New SARS-like virus discovered in Chinese horseshoe bats
Alliance scientists and an international group of collaborators have uncovered genome sequences of the new virus that closely relate to the SARS coronavirus that erupted in Asia in 2002-2003 and caused a global pandemic crisis. The group was able to isolate the virus from bats, which allowed scientists to conduct detailed studies, create control measures to preempt outbreaks and start developing a vaccine.
Members of the research team came from China, Australia, Singapore and the United States. Results were published in the science journal Nature.
EcoHealth Alliance President Peter Daszak said that discovering that bats can directly infect humans has great implications for public health control measures.
Zhengli Shi, director of emerging infectious diseases at Wuhan Institute of Virology, Chinese Academy of Sciences, said there have been disagreements about the origin of the virus that evolved into human SARS-CoV since 2003.

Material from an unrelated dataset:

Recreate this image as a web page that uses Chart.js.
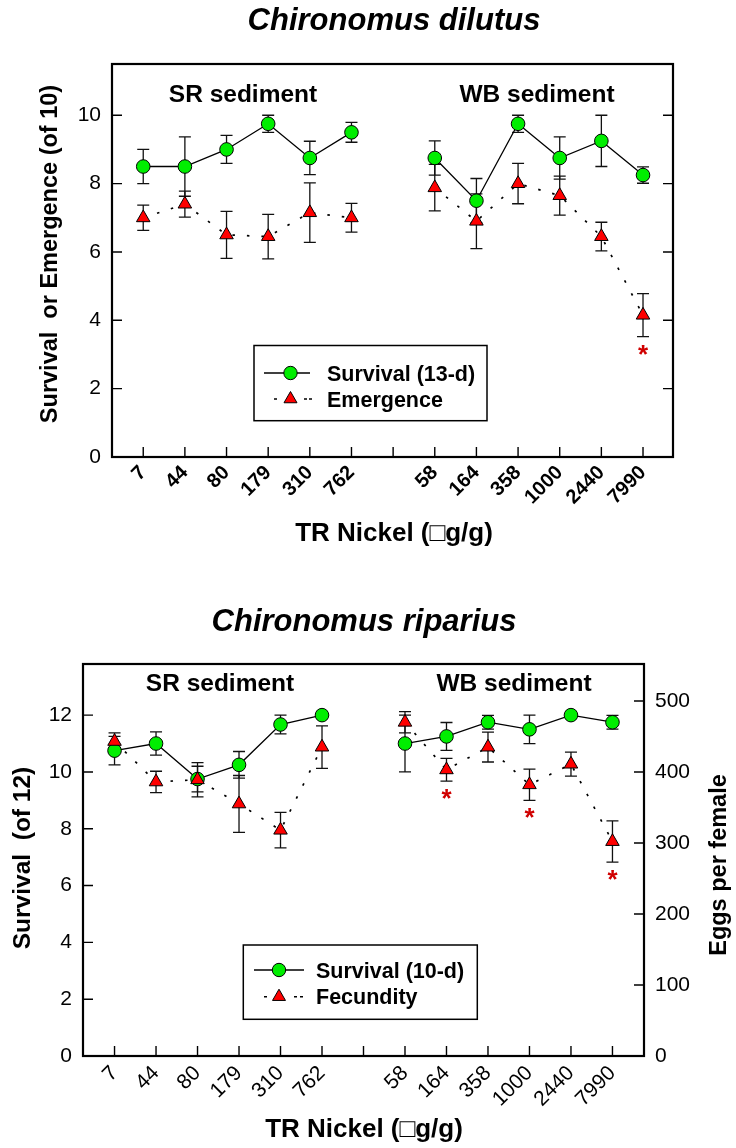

"Even though our team reported that bats are natural reservoirs of SARS-like coronaviruses in 2005, we have been searching for this missing link for 10 years, and finally we've found it," Shi said.
Professor of Epidemiology in the School of Public Health at the University of North Carolina Ralph Baric said the study provides "the most compelling information to date" that animal coronaviruses are programmed to transmit between species. He said the SARS-CoV is not extinct, but instead is "hiding" in animals.
"The study further demonstrates the critical importance of continued surveillance and the development of public health preparedness platforms to control these important and deadly emerging human coronaviruses," Baric said.